_INSTRUCTIONS FOR THE TASK_: Using the data below, return word for word every line from the one holding "Reproduce this chart with Chart.js." down to the one holding "var aRowY = [316, 346, 376, 408, 438];". Leave pictures out.

^^^^

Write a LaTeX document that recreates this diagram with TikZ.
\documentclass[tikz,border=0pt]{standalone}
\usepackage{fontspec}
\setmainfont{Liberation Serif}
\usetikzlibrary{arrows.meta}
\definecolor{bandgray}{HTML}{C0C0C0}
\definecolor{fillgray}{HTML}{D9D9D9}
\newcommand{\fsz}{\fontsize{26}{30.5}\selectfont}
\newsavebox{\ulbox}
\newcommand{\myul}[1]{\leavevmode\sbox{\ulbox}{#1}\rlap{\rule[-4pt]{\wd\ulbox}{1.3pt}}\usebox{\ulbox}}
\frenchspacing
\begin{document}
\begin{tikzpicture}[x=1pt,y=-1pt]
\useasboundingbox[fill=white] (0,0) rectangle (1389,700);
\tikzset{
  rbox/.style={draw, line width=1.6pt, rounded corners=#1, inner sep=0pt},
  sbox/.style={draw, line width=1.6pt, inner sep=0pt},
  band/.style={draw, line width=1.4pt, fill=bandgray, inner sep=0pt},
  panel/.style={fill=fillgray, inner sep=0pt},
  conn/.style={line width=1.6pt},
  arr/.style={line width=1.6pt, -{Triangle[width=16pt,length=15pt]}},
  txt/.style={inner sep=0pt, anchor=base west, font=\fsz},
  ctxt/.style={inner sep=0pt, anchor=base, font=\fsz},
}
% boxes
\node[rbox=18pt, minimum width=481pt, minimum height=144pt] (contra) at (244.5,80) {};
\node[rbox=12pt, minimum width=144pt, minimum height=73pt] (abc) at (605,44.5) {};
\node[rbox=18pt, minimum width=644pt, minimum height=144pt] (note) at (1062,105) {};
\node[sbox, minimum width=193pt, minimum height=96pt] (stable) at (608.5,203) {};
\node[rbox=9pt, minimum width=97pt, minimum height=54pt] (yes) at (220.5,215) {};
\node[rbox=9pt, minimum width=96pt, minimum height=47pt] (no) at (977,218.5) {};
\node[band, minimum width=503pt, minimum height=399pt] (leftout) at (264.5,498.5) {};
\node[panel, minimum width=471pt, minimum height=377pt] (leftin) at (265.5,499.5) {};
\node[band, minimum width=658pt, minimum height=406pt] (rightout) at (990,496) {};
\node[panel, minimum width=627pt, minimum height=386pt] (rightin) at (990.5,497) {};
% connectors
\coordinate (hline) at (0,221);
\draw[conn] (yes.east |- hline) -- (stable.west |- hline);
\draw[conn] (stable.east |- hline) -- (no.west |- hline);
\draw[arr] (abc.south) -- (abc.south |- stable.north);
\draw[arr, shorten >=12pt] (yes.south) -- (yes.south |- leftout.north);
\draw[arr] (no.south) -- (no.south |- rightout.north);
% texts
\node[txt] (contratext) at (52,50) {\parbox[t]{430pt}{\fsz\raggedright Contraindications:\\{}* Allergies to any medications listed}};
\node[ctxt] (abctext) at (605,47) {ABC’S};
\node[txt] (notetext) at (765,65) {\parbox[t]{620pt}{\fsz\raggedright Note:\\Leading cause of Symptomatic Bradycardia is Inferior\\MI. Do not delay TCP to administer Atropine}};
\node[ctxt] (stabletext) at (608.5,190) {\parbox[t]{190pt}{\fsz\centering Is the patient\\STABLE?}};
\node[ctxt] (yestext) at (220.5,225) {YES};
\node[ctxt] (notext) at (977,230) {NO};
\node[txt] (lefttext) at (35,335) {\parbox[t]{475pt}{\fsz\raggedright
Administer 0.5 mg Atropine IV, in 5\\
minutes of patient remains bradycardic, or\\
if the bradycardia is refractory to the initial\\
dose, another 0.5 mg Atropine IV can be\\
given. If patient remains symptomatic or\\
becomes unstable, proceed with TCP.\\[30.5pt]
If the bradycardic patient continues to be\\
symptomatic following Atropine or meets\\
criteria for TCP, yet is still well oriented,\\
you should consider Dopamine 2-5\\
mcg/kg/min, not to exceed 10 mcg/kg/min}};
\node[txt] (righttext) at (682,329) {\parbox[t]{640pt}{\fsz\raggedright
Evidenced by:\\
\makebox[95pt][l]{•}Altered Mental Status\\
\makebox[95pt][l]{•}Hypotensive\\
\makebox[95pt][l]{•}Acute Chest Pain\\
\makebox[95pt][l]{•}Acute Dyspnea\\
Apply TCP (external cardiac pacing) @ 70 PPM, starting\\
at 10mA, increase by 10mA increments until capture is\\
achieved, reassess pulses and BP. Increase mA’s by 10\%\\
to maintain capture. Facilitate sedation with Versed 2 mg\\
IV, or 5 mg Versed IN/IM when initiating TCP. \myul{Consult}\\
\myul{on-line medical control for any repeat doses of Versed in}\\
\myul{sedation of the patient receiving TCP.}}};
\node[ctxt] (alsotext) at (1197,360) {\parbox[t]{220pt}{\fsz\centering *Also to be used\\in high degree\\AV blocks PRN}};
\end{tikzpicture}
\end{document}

^^^^

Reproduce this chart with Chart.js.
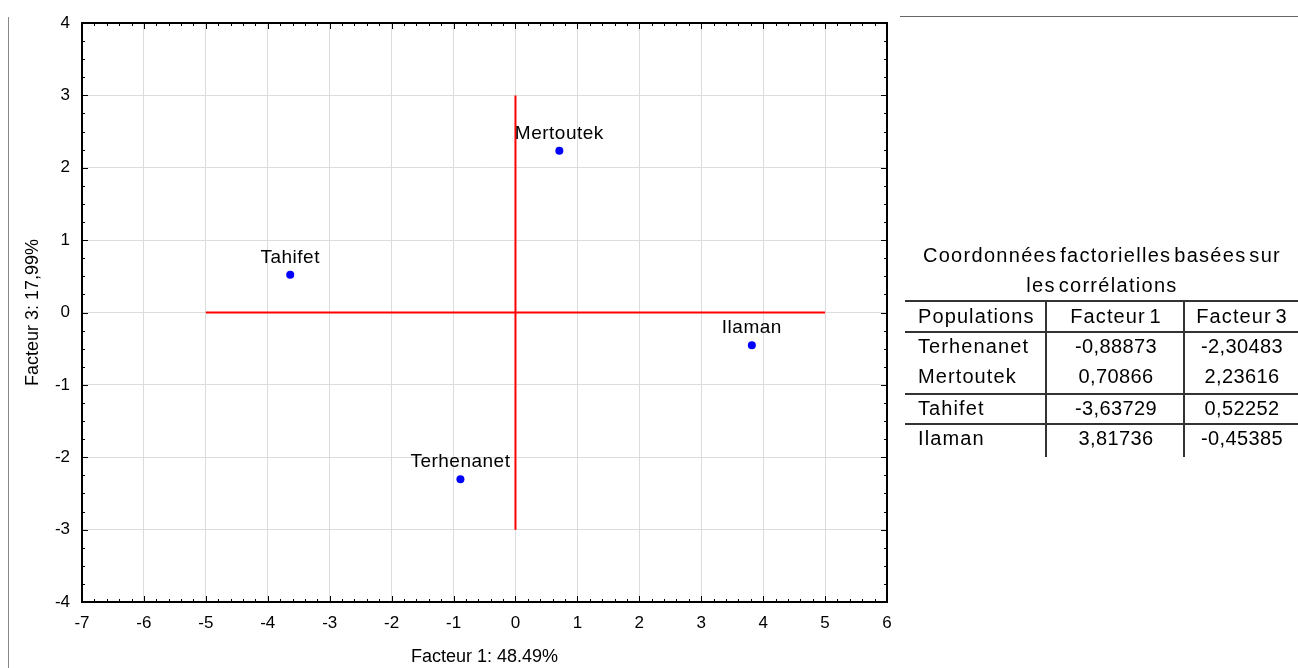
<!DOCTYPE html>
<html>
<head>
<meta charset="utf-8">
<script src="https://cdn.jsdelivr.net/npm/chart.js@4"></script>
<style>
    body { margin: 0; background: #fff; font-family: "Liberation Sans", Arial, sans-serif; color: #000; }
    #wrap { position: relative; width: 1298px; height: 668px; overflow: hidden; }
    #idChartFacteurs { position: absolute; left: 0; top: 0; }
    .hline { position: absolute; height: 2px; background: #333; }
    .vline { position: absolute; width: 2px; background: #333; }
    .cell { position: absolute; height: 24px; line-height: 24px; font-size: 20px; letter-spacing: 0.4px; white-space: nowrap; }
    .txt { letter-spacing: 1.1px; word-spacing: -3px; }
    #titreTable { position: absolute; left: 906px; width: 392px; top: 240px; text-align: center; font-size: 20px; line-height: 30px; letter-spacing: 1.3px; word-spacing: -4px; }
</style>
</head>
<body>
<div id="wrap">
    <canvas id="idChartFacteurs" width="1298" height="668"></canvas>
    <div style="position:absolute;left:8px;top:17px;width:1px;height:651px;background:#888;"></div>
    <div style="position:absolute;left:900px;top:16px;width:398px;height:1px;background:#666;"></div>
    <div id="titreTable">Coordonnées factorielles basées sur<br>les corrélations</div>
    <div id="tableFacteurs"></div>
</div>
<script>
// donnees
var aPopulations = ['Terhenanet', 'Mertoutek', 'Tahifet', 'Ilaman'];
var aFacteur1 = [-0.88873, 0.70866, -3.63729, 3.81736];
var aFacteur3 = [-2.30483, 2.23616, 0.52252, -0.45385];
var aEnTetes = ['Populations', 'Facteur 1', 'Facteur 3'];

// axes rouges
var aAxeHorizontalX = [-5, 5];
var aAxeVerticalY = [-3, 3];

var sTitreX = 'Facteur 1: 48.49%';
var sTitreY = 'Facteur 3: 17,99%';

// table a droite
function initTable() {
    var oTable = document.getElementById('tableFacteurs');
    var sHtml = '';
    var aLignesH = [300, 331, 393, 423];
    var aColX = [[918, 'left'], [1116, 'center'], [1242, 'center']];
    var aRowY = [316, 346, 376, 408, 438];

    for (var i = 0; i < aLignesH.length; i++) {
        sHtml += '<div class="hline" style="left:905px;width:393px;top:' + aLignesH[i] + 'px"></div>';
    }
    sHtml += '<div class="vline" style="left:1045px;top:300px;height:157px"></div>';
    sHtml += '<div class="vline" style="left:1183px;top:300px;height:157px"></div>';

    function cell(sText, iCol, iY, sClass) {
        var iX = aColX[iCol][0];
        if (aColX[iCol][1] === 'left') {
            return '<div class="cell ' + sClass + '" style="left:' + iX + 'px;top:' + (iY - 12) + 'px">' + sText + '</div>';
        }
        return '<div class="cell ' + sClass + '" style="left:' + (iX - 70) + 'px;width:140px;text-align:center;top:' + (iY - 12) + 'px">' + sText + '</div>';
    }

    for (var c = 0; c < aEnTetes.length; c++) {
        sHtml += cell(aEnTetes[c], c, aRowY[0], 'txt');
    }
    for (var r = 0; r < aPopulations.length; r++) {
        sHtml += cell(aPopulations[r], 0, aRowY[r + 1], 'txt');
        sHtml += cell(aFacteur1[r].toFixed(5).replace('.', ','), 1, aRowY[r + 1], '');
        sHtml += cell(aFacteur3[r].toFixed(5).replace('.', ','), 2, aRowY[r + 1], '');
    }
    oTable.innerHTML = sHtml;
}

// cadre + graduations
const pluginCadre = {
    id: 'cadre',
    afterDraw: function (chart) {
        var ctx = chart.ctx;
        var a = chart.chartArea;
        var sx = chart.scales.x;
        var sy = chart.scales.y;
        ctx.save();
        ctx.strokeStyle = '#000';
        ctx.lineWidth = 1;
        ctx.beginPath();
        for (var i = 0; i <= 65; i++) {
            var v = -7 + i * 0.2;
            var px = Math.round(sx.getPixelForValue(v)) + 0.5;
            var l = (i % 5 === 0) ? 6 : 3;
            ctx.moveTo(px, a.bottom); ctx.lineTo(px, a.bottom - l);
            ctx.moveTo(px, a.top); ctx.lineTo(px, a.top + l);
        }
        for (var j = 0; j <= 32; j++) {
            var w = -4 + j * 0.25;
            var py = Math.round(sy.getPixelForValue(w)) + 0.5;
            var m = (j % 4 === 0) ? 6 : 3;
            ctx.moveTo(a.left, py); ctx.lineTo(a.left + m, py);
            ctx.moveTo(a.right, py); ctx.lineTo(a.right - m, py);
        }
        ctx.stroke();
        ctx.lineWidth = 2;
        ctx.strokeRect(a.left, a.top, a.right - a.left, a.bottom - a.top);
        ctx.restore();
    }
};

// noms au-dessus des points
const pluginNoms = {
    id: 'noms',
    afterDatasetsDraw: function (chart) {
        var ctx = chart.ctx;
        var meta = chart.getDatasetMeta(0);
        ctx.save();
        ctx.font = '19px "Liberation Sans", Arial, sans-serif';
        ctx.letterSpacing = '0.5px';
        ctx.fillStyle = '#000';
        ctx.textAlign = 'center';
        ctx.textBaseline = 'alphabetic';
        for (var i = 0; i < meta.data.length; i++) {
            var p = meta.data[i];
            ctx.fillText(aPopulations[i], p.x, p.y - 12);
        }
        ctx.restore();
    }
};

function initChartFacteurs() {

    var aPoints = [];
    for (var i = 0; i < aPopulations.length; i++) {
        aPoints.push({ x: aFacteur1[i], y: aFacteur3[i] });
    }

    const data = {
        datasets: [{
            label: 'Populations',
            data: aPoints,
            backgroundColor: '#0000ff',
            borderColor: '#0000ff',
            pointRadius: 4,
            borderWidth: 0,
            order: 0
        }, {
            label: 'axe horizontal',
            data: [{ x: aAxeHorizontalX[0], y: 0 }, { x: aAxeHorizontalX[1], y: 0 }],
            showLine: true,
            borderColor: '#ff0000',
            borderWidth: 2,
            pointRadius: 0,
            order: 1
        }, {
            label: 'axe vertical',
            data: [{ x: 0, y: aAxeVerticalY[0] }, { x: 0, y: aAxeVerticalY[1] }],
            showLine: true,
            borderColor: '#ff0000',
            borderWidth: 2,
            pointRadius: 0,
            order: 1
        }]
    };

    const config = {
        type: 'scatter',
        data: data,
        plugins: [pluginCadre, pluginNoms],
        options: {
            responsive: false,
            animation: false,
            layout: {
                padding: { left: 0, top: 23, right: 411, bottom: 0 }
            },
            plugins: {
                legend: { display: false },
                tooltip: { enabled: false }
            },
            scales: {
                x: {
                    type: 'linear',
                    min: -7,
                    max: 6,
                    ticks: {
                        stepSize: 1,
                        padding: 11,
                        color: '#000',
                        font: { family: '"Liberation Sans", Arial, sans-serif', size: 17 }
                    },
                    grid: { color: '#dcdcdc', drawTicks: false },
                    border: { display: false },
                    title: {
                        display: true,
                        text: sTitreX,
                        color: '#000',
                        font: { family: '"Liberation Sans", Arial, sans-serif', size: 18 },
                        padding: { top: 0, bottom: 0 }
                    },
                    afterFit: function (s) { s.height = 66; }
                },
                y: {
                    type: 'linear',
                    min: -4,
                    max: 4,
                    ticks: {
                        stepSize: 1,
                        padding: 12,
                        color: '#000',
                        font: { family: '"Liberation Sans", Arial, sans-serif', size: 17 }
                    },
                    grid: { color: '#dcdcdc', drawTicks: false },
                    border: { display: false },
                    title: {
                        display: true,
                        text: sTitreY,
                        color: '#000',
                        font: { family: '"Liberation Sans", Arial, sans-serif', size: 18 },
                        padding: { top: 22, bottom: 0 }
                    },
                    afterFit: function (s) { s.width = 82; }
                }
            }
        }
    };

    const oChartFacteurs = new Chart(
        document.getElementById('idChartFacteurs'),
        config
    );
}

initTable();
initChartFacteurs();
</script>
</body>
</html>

^^^^

_RESULT OF THIS EXERCISE_:
Reproduce this chart with Chart.js.
<!DOCTYPE html>
<html>
<head>
<meta charset="utf-8">
<script src="https://cdn.jsdelivr.net/npm/chart.js@4"></script>
<style>
    body { margin: 0; background: #fff; font-family: "Liberation Sans", Arial, sans-serif; color: #000; }
    #wrap { position: relative; width: 1298px; height: 668px; overflow: hidden; }
    #idChartFacteurs { position: absolute; left: 0; top: 0; }
    .hline { position: absolute; height: 2px; background: #333; }
    .vline { position: absolute; width: 2px; background: #333; }
    .cell { position: absolute; height: 24px; line-height: 24px; font-size: 20px; letter-spacing: 0.4px; white-space: nowrap; }
    .txt { letter-spacing: 1.1px; word-spacing: -3px; }
    #titreTable { position: absolute; left: 906px; width: 392px; top: 240px; text-align: center; font-size: 20px; line-height: 30px; letter-spacing: 1.3px; word-spacing: -4px; }
</style>
</head>
<body>
<div id="wrap">
    <canvas id="idChartFacteurs" width="1298" height="668"></canvas>
    <div style="position:absolute;left:8px;top:17px;width:1px;height:651px;background:#888;"></div>
    <div style="position:absolute;left:900px;top:16px;width:398px;height:1px;background:#666;"></div>
    <div id="titreTable">Coordonnées factorielles basées sur<br>les corrélations</div>
    <div id="tableFacteurs"></div>
</div>
<script>
// donnees
var aPopulations = ['Terhenanet', 'Mertoutek', 'Tahifet', 'Ilaman'];
var aFacteur1 = [-0.88873, 0.70866, -3.63729, 3.81736];
var aFacteur3 = [-2.30483, 2.23616, 0.52252, -0.45385];
var aEnTetes = ['Populations', 'Facteur 1', 'Facteur 3'];

// axes rouges
var aAxeHorizontalX = [-5, 5];
var aAxeVerticalY = [-3, 3];

var sTitreX = 'Facteur 1: 48.49%';
var sTitreY = 'Facteur 3: 17,99%';

// table a droite
function initTable() {
    var oTable = document.getElementById('tableFacteurs');
    var sHtml = '';
    var aLignesH = [300, 331, 393, 423];
    var aColX = [[918, 'left'], [1116, 'center'], [1242, 'center']];
    var aRowY = [316, 346, 376, 408, 438];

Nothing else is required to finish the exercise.